Subject: Re: (urth) Did the Library Survive?
Date: Fri, 11 Jul 2003 18:33:47 +0000

That's what I meant by the "philosophical" argument for the Library's 
survival. It's hard to say, given the nature of the Library, whether he ever 
expected it to be read at all - when you place one book among an infinite 
number of other books it's not much different from launching it off into 
space/the corridors of time. I feel that perhaps either Wolfe (or Severian - 
his subtlety as a writer is perhaps underrated when one considers him simply 
a dissembler) is here giving a nod to the leap of faith every writer takes 
when writing a book.
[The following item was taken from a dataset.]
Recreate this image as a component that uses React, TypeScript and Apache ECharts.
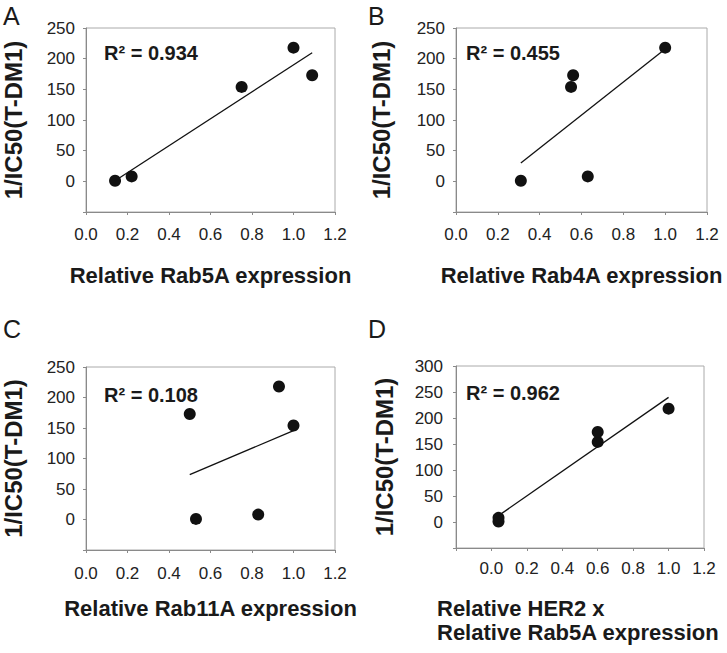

It is a sentimental thing suited to the end of such a 
work, a symbolic ritual of release where the author frees his creation with 
no way of knowing if his meaning will ever come home in a reader, or where 
it may go that he never intended.

It is probably also notable that Severian literally saves himself by this 
act of release, in the continuation of his journey that is UotNS.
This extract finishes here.